Adaptive Machine Learning Framework enables Unprecedented Yield and Purity of Adeno-Associated Viral Vectors for Gene Therapy

Abstract

Adeno-associated viral (AAV) vectors for gene therapy are becoming integral to modern medicine, providing therapeutic options for diseases once deemed incurable. Currently, optimizing viral vector purification is a critical bottleneck in the gene therapy industry, impacting product efficacy and safety as well as accessibility and cost to patients. Traditional optimization methods are resource-intensive and often fail to adjust the purification process parameters to maximize the resulting product yield and quality. To address this challenge, we developed a machine learning framework that leverages Bayesian optimization to systematically refine affinity chromatography parameters (sample load, flow rate, and the formulation of chromatographic media) to improve AAV purification. The efficiency of this closed-loop workflow in iteratively optimizing the vector's yield, purity, and transduction efficiency was demonstrated by purifying clinically-relevant serotypes AAV2, AAV5, and AAV9 from HEK293 cell lysates using the affinity adsorbent AAVidity. We show that three cycles of Bayesian optimization elevated yields from a baseline of 70% to 99%, while reducing host-cell impurities by 230-to-400-fold across all serotypes. The optimized parameters consistently produced vectors with high purity and preserved high transduction activity, essential for therapeutic efficacy and safety, demonstrating serotype versatility - a key challenge in AAV manufacturing. By streamlining parameter optimization and enhancing productivity, our adaptive machine learning framework accelerates process development and reduces costs, advancing the accessibility and clinical translation of AAV-based gene therapies.

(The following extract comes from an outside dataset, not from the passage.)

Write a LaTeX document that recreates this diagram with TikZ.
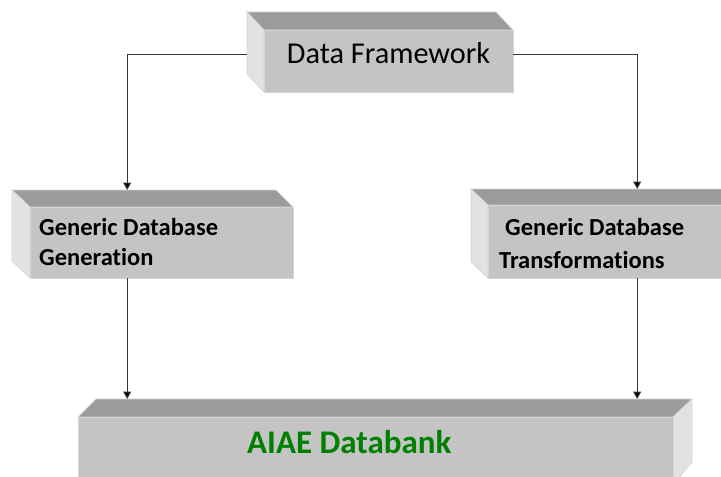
\documentclass[tikz,border=0pt]{standalone}
\usepackage{fontspec}
\setmainfont[Ligatures=CommonOff]{Carlito}
\usetikzlibrary{arrows.meta,calc}
\definecolor{frontc}{RGB}{196,196,196}
\definecolor{topc}{RGB}{155,155,155}
\definecolor{sidec}{RGB}{226,226,226}
\definecolor{edgec}{RGB}{212,212,212}
\definecolor{linec}{RGB}{55,55,55}
\definecolor{dgreen}{RGB}{0,128,0}
\begin{document}
\begin{tikzpicture}[x=1pt,y=-1pt,
  frontface/.style={fill=frontc,draw=edgec,line width=0.7pt},
  topface/.style={fill=topc,draw=edgec,line width=0.7pt},
  sideface/.style={fill=sidec,draw=edgec,line width=0.7pt},
  extent/.style={inner sep=0pt,anchor=north west},
  arr/.style={draw=linec,line width=1.1pt,-{Triangle[width=8pt,length=7.5pt,fill=black]}},
  lbl/.style={inner sep=0pt},
  bl/.style={inner sep=0pt,align=left,anchor=base west,font=\fontsize{24.5}{30}\selectfont\bfseries}
]
\useasboundingbox (0,0) rectangle (721,477);
\begin{scope}
\clip (0,0) rectangle (721,477);
% --- Data Framework box
\filldraw[topface] (247,12) -- (496,12) -- (513,30) -- (264,30) -- cycle;
\filldraw[sideface] (247,12) -- (264,30) -- (264,92) -- (247,74) -- cycle;
\filldraw[frontface] (264,30) rectangle (513,92);
\node[extent,minimum width=266pt,minimum height=80pt] (df) at (247,12) {};
\node[lbl,anchor=base,font=\fontsize{30.3}{33}\selectfont] (dft) at (388.5,63) {Data Framework};
% --- Generic Database Generation box
\filldraw[topface] (12,190) -- (276,190) -- (293,207) -- (30,207) -- cycle;
\filldraw[sideface] (12,190) -- (30,207) -- (30,278) -- (12,261) -- cycle;
\filldraw[frontface] (30,207) rectangle (293,278);
\node[extent,minimum width=281pt,minimum height=88pt] (gdg) at (12,190) {};
\node[bl] (gdgt) at (39,265) {Generic Database\\Generation};
% --- Generic Database Transformations box
\filldraw[topface] (471,189) -- (730,189) -- (747,205) -- (488,205) -- cycle;
\filldraw[sideface] (471,189) -- (488,205) -- (488,278) -- (471,262) -- cycle;
\filldraw[frontface] (488,205) rectangle (740,278);
\node[extent,minimum width=254pt,minimum height=89pt] (gdt) at (471,189) {};
\node[bl,font=\fontsize{24.5}{33}\selectfont\bfseries] (gdtt) at (499,268) {\hspace{6pt}Generic Database\\Transformations};
% --- AIAE Databank box
\filldraw[topface] (96,399) -- (692,399) -- (673,417) -- (78,417) -- cycle;
\filldraw[sideface] (692,399) -- (673,417) -- (673,485) -- (692,462) -- cycle;
\filldraw[frontface] (78,417) rectangle (673,490);
\node[extent,minimum width=614pt,minimum height=81pt] (bank) at (78,399) {};
\node[lbl,anchor=base west,font=\fontsize{33}{36}\selectfont\bfseries,text=dgreen] (bankt) at (247,453) {AIAE Databank};
\end{scope}
% --- connectors
\draw[arr] ([yshift=-2pt]df.west) -| ([xshift=-25.5pt]gdg.north);
\draw[arr] ([yshift=-2pt]df.east) -| ([xshift=39pt]gdt.north);
\draw[arr] ([xshift=-25.5pt]gdg.south) -- ([xshift=-25.5pt]gdg.south |- bank.north);
\draw[arr] ([xshift=39pt]gdt.south) -- ([xshift=39pt]gdt.south |- bank.north);
\end{tikzpicture}
\end{document}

Keywords: Bayesian optimization; Gene therapy; machine learning; purification; viral vectors.

Figure 1.

Closed-loop optimization of AAV purification by affinity chromatography: (A) selection of an initial random set of process input parameters; (B) experimental data collection; (C) purification performance results recorded in step B are used for model development; (D) build and update a Gaussian process surrogate model using input and output process parameters; (E) implement an acquisition function to select the values of input parameter for the subsequent chromatography test set. The proposed optimization cycle iterates steps (B), (C), (D), and (E) until the optimization objectives (i.e., AAV yield and purity) are reached.

Figure 2.

Computational simulation of the optimization campaign. Sequential acquisition functions qEI, qlogEI, qPI, and qUCB were used to simulate an experimental optimization of total capsids (TC). Simulations showed that the acquisition functions could find optimal parameters in 30 experiments, significantly surpassing a random sampling policy.

Figure 3.

Model-guided optimization of AAV affinity chromatography demonstrates the maximization of AAV yield compared to baseline values obtained without model guidance. Comparison of product yields obtained by purifying AAV2, AAV5, and AAV9 from HEK293 cell lysates using the affinity resin AAVidity operated by machine learning-guided input process parameters.

Figure 4.

(A) Values of capsid yield and purity measured by SEC-HPLC analysis of the elution fractions obtained by purifying AAV2 from HEK293 cell lysates using AAVidity. Process input parameters were selected across three iterations of the closed-loop Bayesian optimization process. (B) Values of capsid titer, HEK293 HCP titer, and HT1080 cell transduction activity in the elution fractions obtained by purifying AAV2 using AAVidity resin operated with process parameters selected in the third iteration of Bayesian optimization.

Figure 5.

(A) Values of capsid yield and purity measured by SEC-HPLC analysis of the elution fractions obtained by purifying AAV9 from HEK293 cell lysates using AAVidity operated with process input parameters selected across three iterations of the closed-loop Bayesian optimization process. (B) Values of capsid titer, HEK293 HCP titer, and HT1080 cell transduction activity in the elution fractions obtained by purifying AAV9 using AAVidity resin operated with process parameters selected in the third iteration of Bayesian optimization.

Figure 6.

(A) Values of capsid yield and purity measured by SEC-HPLC analysis of the elution fractions obtained by purifying AAV5 from HEK293 cell lysates using AAVidity operated with process input parameters selected across three iterations of the closed-loop Bayesian optimization process. (B) Values of capsid titer, HEK293 HCP titer, and HT1080 cell transduction activity in the elution fractions obtained by purifying AAV2 using AAVidity resin operated with process parameters selected in the third iteration of Bayesian optimization.

Figure 7.

SHAP values illustrate the individual parameter contributions to the total capsid yield obtained by purifying AAV2, AAV5, and AAV9 from HEK293 cell lysates using the affinity resin AAVidity. SHAP analysis quantifies the effect of each chromatographic process parameter, supporting data-driven optimization of process conditions. Red dots represent high parameter values, while blue dots indicate low values. The X-axis displays the magnitude and direction of each parameter’s impact on total capsid production.